Sebanyak 197 siswa SMK ikut serta dalam ujian nasional berbasis computer bagi siswa SMA di Nusa Tenggara Barat. Mereka ikut ujian susulan karena sebelumnya sakit dan tidak tuntas mengerjakan soal akibat listrik padam.
Oleh
KHAERUL ANWAR
·2 menit baca
MATARAM, KOMPAS — Sebanyak 197 siswa sekolah menengah kejuruan ikut serta dalam ujian nasional berbasis komputer tingkat siswa SMA di Nusa Tenggara Barat. Mereka ikut ujian susulan karena sebelumnya sakit dan tidak tuntas mengerjakan soal akibat listrik padam.
”Bagi siswa SMKN yang sebelumnya tidak hadir diberi kesempatan ikut ujian susulan bersama siswa SMA. Mereka mengikuti ujian susulan selama empat hari. Satu hari satu mata pelajaran,” kata Aidy Furqon, ketua ujian nasional berbasis komputer (UNBK) NTB, Selasa (2/4/2019), di Mataram, Lombok.
Menurut Aidy, yang juga Kepala Bidang Guru dan Tenaga Kependidikan Dinas Pendidikan dan Kebudayaan NTB, tercatat 15.098 siswa SMKN NTB mengikuti UNBK selama empat hari mulai hari Senin (25/3). Namun, ada 197 siswa SMKN di 10 kabupaten/kota di NTB yang belum mengikuti UBNK.
Mata pelajaran ujian susulan UNBK SMK terbanyak adalah Bahasa Indonesia yang diikuti 116 peserta, Bahasa Inggris (33 peserta), Matematika (20 peserta), dan Teori Kejuruan (28 peserta). Mereka tersebar di Kota Mataram, Lombok Barat, Lombok Utara, Lombok Tengah, Lombok Timur, Kabupaten Sumbawa, Kabupaten Dompu dan Kabupaten Bima.

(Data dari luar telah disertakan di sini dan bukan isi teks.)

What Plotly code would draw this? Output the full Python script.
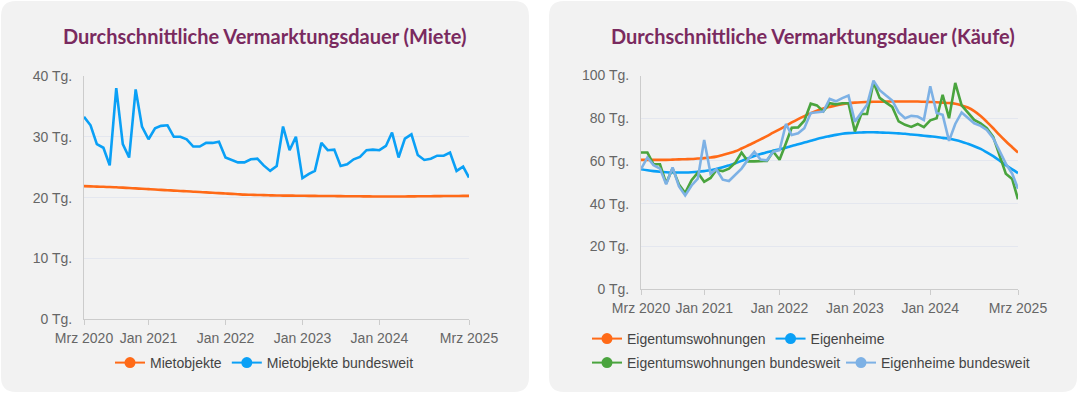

Sementara itu, Selasa pagi, belum ada kendala berarti dalam pelaksanaan UNBK. Tiap sekolah melalui tim Help Desk Kabupaten/Kota se-NTB bisa mengatasi persoalan teknis aplikasi. Siswa SMA yang mengikuti UNBK di NTB sebanyak 72.635 orang, meliputi 44.691 siswa SMA negeri dan 27.944 siswa SMA swasta.
Guru SMAN 1 Sembalun, Zohri, mengatakan, ada 44 siswa yang mengikuti UNBK. Dalam dua hari ini, semua siswa sudah siap mental mengikuti UNBK.
”Tidak ada yang telat masuk kelas. Malah, satu jam sebelumnya mereka sudah berkumpul di halaman sekolah. Mudah-mudahan mereka bisa menjawab soal-soal, tidak lagi terbebani mental dan psikisnya akibat kejadian gempa bumi,” ujar Zohri.
Kecamatan Sembalun, Lombok Timur, adalah salah satu wilayah terdampak gempa paling parah saat Juli-Agustus 2018. Selain rumah penduduk rusak berat, kondisi mental anak-anak penyintas bencana pun rentan terpengaruh. Belakangan, Minggu (17/3), gempa terjadi lagi membuat siswa tidak konsentrasi belajar.
Beberapa hari setelah gempa terakhir itu para siswa tidak bisa mengikuti kegiatan belajar-mengajar secara efektif. Kondisi itu membuat siswa harus mendapat pelajaran tambahan dari sekolah. ”Kami berharap mereka bisa lebih baik dan konsentrasi saat menyelesaikan soal yang ada,” kata Zohri.